Although prediction values of risk factors for cardiovascular disease were similar in Chinese and U.S. adults [33]. Asian populations have a lower BMI, but a greater prevalence of central obesity than Caucasian populations [9, 23, 3436]. Daily spicy food eating was positively associated with WC and WHtR in males; the higher BMI was, the greater the effects became. However, in females, the trend in the effect of spicy food intake on WC and WHtR decreased with increasing BMI in stratified analyses, and spicy food intake was negatively associated with WC and WHtR in most subgroups with a BMI greater than 24. Gender difference in food choice might represent one of the possible reasons for the inverse association of spicy food with central obesity in females. As females are reported to eat more fruit and vegetables but less high-fat foods than males [37, 38], vegetable-based spicy foods could be good for health; for example, chili pepper is rich in vitamin C, vitamin A and β-carotenoids. Moreover, a Korean study showed that a 12 weeks’ introduction of spicy sauce (Kochujang) to daily diet resulted in visceral fat loss and better lipid profiles, but without weight change [39].

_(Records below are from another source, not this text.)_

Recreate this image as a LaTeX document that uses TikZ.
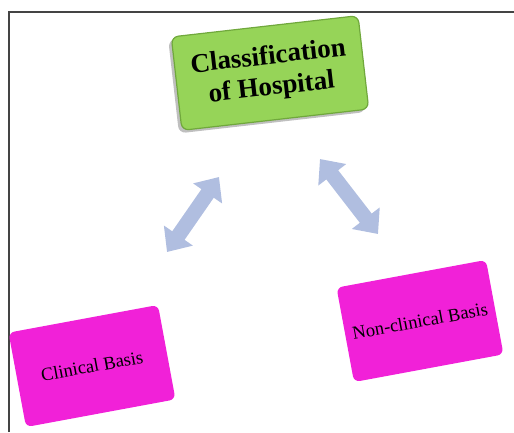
\documentclass[tikz,border=0pt]{standalone}
\usepackage{fontspec}
\setmainfont{Liberation Serif}
\usetikzlibrary{arrows.meta}
\definecolor{boxgreen}{RGB}{150,212,88}
\definecolor{edgegreen}{RGB}{112,168,60}
\definecolor{boxpink}{RGB}{241,33,216}
\definecolor{arrowblue}{RGB}{176,190,224}
\definecolor{framegray}{RGB}{68,68,68}
\begin{document}
\begin{tikzpicture}[
		x=1pt, y=-1pt,
		greenbox/.style={
				draw=edgegreen,
				line width=1.2pt,
				fill=boxgreen,
				rounded corners=7pt,
				minimum width=188pt,
				minimum height=94pt,
				align=center,
				font=\fontsize{27}{31}\selectfont\bfseries,
				rotate=6.5
			},
		shadowbox/.style={
				fill=black!25,
				rounded corners=7pt,
				minimum width=188pt,
				minimum height=94pt,
				rotate=6.5
			},
		pinkbox/.style={
				fill=boxpink,
				rounded corners=6pt,
				minimum width=152pt,
				minimum height=96pt,
				font=\fontsize{18.5}{18}\selectfont,
				rotate=10.5
			},
		twoway/.style={
				draw=arrowblue,
				line width=15pt,
				{Triangle[width=34pt,length=20pt]}-{Triangle[width=34pt,length=20pt]}
			},
	]
	\useasboundingbox (0,0) rectangle (514,432);
	\draw [framegray, line width=2pt] (8.5,432) -- (8.5,11.5) -- (514,11.5);
	\node [shadowbox] (shadow) at (267,76) {};
	\node [greenbox] (top) at (270,73) {Classification\\of Hospital};
	\node [pinkbox] (clinical) at (92,366) {Clinical Basis};
	\node [pinkbox] (nonclinical) at (420,321) {Non-clinical Basis};
	\coordinate (l1) at (167,252);
	\coordinate (l2) at (219,177);
	\coordinate (r1) at (320,159);
	\coordinate (r2) at (378,234);
	\draw [twoway] (l1) -- (l2);
	\draw [twoway] (r1) -- (r2);
\end{tikzpicture}
\end{document}
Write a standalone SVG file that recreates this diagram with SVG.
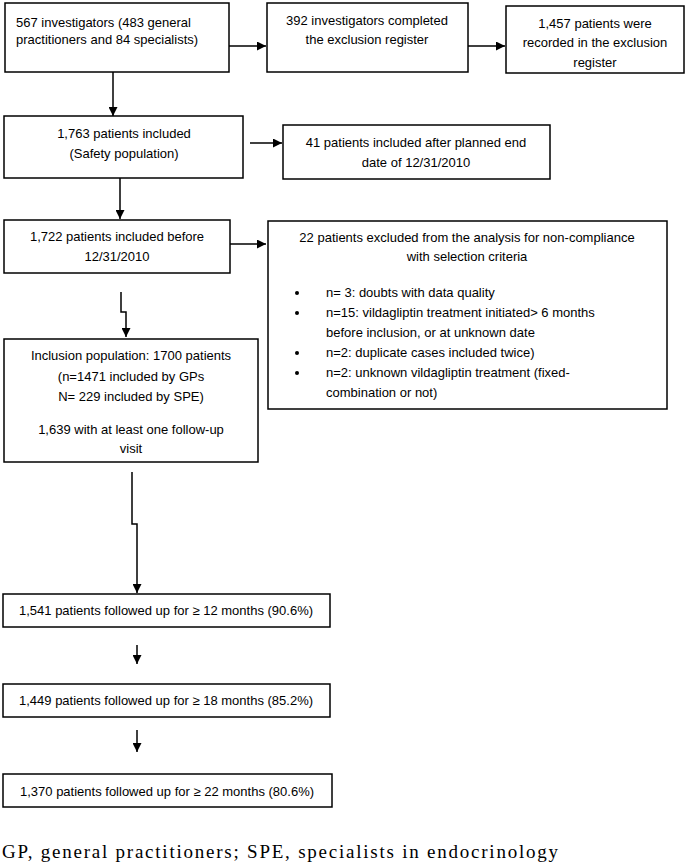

The current observational study demonstrated a real-world spicy food intake and its association with general obesity and central obesity, rather than an intervention study or a clinical trial with relatively short period effects with a standardized meal of capsaicin-contained foods (e.g. red pepper) or supplement [25]. A cohort of nearly half a million participants with demographic, cultural, and socioeconomic diversity not only gave us the descriptive data on eating patterns of spicy food, but also provided sufficient power to control confounding and a large sample for stratified analyses. Compared with the findings from previous intervention studies, the observation on the positive association between spicy food eating and obesity in the current Chinese population-based study provided information on the difference in dietary patterns, related health behaviors or even gene-environment interactions between Western and Chinese populations.

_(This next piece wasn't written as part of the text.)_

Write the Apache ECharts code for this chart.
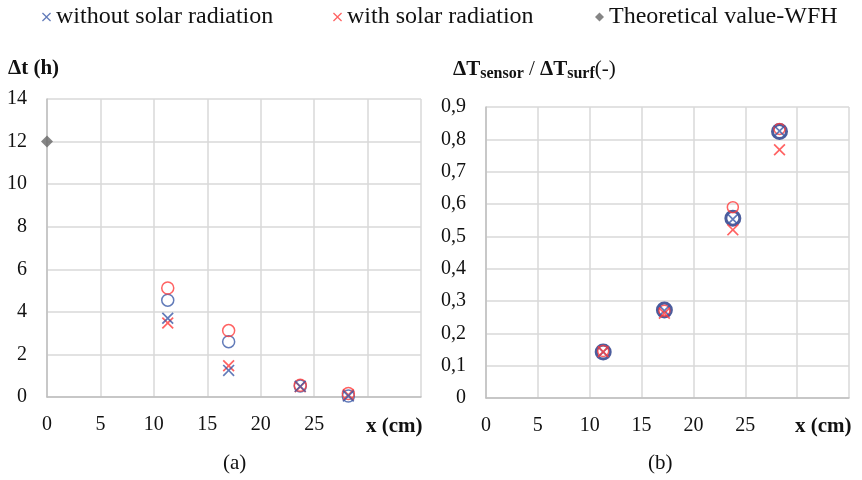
<!DOCTYPE html>
<html>
<head>
<meta charset="utf-8">
<title>solar radiation</title>
<script src="https://cdn.jsdelivr.net/npm/echarts@6/dist/echarts.min.js"></script>
</head>
<body style="margin:0">
<div id="main" style="width:862px;height:480px;"></div>
<script>
// x position of the sensors (cm)
var xMin = 0, xMax = 35, xStep = 5;

// (a) time lag, h
var aWithoutCross = [[11.3, 3.70], [17.0, 1.25], [23.7, 0.50], [28.2, 0.05]];
var aWithCross = [[11.3, 3.48], [17.0, 1.47], [23.7, 0.48], [28.2, 0.10]];
var aWithoutCircle = [[11.3, 4.55], [17.0, 2.60], [23.7, 0.52], [28.2, 0.05]];
var aWithCircle = [[11.3, 5.12], [17.0, 3.12], [23.7, 0.55], [28.2, 0.16]];
var aTheory = [[0, 12]];

// (b) amplitude ratio
var bWithoutCross = [[11.3, 0.142], [17.2, 0.270], [23.8, 0.553], [28.3, 0.826]];
var bWithCross = [[11.3, 0.143], [17.2, 0.262], [23.8, 0.520], [28.3, 0.768]];
var bWithoutCircle = [[11.3, 0.142], [17.2, 0.272], [23.8, 0.556], [28.3, 0.824]];
var bWithCircle = [[11.3, 0.145], [17.2, 0.270], [23.8, 0.590], [28.3, 0.832]];

var BLUE = '#3b5aa8', NAVY = '#1f3585', RED = '#ff3b3b', GREY = '#666666';
var FONT = 'Liberation Serif';
var CROSS = 'path://M0,1L1,0L5,4L9,0L10,1L6,5L10,9L9,10L5,6L1,10L0,9L4,5Z';

var chart = echarts.init(document.getElementById('main'));

function xAxis(i) {
	return {
		type: 'value', gridIndex: i, min: xMin, max: xMax, interval: xStep,
		axisLine: { lineStyle: { color: '#bfbfbf', width: 1.5 } },
		axisTick: { show: false },
		splitLine: { lineStyle: { color: '#d9d9d9', width: 1.5 } },
		axisLabel: {
			margin: 18, color: '#111', fontFamily: FONT, fontSize: 20,
			formatter: function (v) { return v >= 30 ? '' : v; }
		}
	};
}

function yAxis(i, max, step, fmt) {
	return {
		type: 'value', gridIndex: i, min: 0, max: max, interval: step,
		axisLine: { show: true, lineStyle: { color: '#bfbfbf', width: 1.5 } },
		axisTick: { show: false },
		splitLine: { lineStyle: { color: '#d9d9d9', width: 1.5 } },
		axisLabel: { margin: 20, color: '#111', fontFamily: FONT, fontSize: 20, formatter: fmt }
	};
}

function cross(name, data, ax, color) {
	return {
		name: name, type: 'scatter', xAxisIndex: ax, yAxisIndex: ax, data: data,
		symbol: CROSS, symbolSize: 12, z: 4,
		itemStyle: { color: color }
	};
}

function ring(name, data, ax, color, size, width) {
	return {
		name: name, type: 'scatter', xAxisIndex: ax, yAxisIndex: ax, data: data,
		symbol: 'circle', symbolSize: size, z: 3,
		itemStyle: { color: 'rgba(0,0,0,0)', borderColor: color, borderWidth: width }
	};
}

function legendAt(left, name) {
	return {
		left: left, top: 4, padding: 0, itemWidth: 9, itemHeight: 9,
		data: [name],
		textStyle: { fontFamily: FONT, fontSize: 24, color: '#111', lineHeight: 26 }
	};
}

var bold = { fontFamily: FONT, fontWeight: 'bold', fontSize: 21, color: '#111' };
var plain = { fontFamily: FONT, fontWeight: 'normal', fontSize: 21, color: '#111' };

chart.setOption({
	animation: false,
	legend: [
		legendAt(42, 'without solar radiation'),
		legendAt(333, 'with solar radiation'),
		legendAt(595, 'Theoretical value-WFH')
	],
	title: [
		{ text: 'Δt (h)', left: 8, top: 58, padding: 0, textStyle: bold },
		{
			text: '{b|ΔT}{s|sensor}{n| / }{b|ΔT}{s|surf}{n|(-)}', left: 453, top: 57, padding: 0,
			textStyle: {
				rich: {
					b: bold,
					s: { fontFamily: FONT, fontWeight: 'bold', fontSize: 16, color: '#111', padding: [9, 0, 0, 0] },
					n: plain
				}
			}
		},
		{ text: 'x (cm)', left: 366, top: 416, padding: 0, textStyle: bold },
		{ text: 'x (cm)', left: 795, top: 416, padding: 0, textStyle: bold },
		{ text: '(a)', left: 223, top: 453, padding: 0, textStyle: plain },
		{ text: '(b)', left: 648, top: 453, padding: 0, textStyle: plain }
	],
	grid: [
		{ left: 47, top: 99, width: 374, height: 298 },
		{ left: 486, top: 107, width: 363, height: 291 }
	],
	xAxis: [xAxis(0), xAxis(1)],
	yAxis: [
		yAxis(0, 14, 2),
		yAxis(1, 0.9, 0.1, function (v) { return v === 0 ? '0' : v.toFixed(1).replace('.', ','); })
	],
	series: [
		ring('without solar radiation (circle)', aWithoutCircle, 0, BLUE, 12, 1.5),
		ring('with solar radiation (circle)', aWithCircle, 0, RED, 12, 1.5),
		cross('with solar radiation', aWithCross, 0, RED),
		cross('without solar radiation', aWithoutCross, 0, BLUE),
		{
			name: 'Theoretical value-WFH', type: 'scatter', xAxisIndex: 0, yAxisIndex: 0,
			data: aTheory, symbol: 'diamond', symbolSize: 12, z: 5,
			itemStyle: { color: GREY }
		},
		ring('without solar radiation (circle)', bWithoutCircle, 1, NAVY, 14, 3),
		ring('with solar radiation (circle)', bWithCircle, 1, RED, 11, 1.5),
		cross('without solar radiation', bWithoutCross, 1, BLUE),
		cross('with solar radiation', bWithCross, 1, RED)
	]
});
</script>
</body>
</html>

This population-based epidemiologic study has certain limitations. First, detailed analyses such as interaction effects, although important, have not been examined due to the limited space in one manuscript for publication. Second, the pathophysiological mechanisms underlying the effect of spicy food eating on obesity cannot be investigated in the current study because the baseline survey data are observational in nature. Finally, the CKB study is not a nutritional survey, and detailed information on dietary patterns is not available. Therefore, dietary factors, which may be important, were not included in the current analyses.

Conclusion

The current study describes spicy food consumption in the Chinese adult population and demonstrates that spicy food intake is positively associated with BMI, BF%, WC, and WHtR regardless of gender. With adjustment for BMI in stratified analysis, spicy food eating is associated with central obesity in males, but this effect is weaker in females. The findings of this study indicate that daily consumption of spicy food may be a risk factor for overweight and obesity in Chinese adult population. Additional research is needed to confirm this finding in terms of obesity-related dietary risk factors, clustering of unhealthy lifestyles, and genetic variance.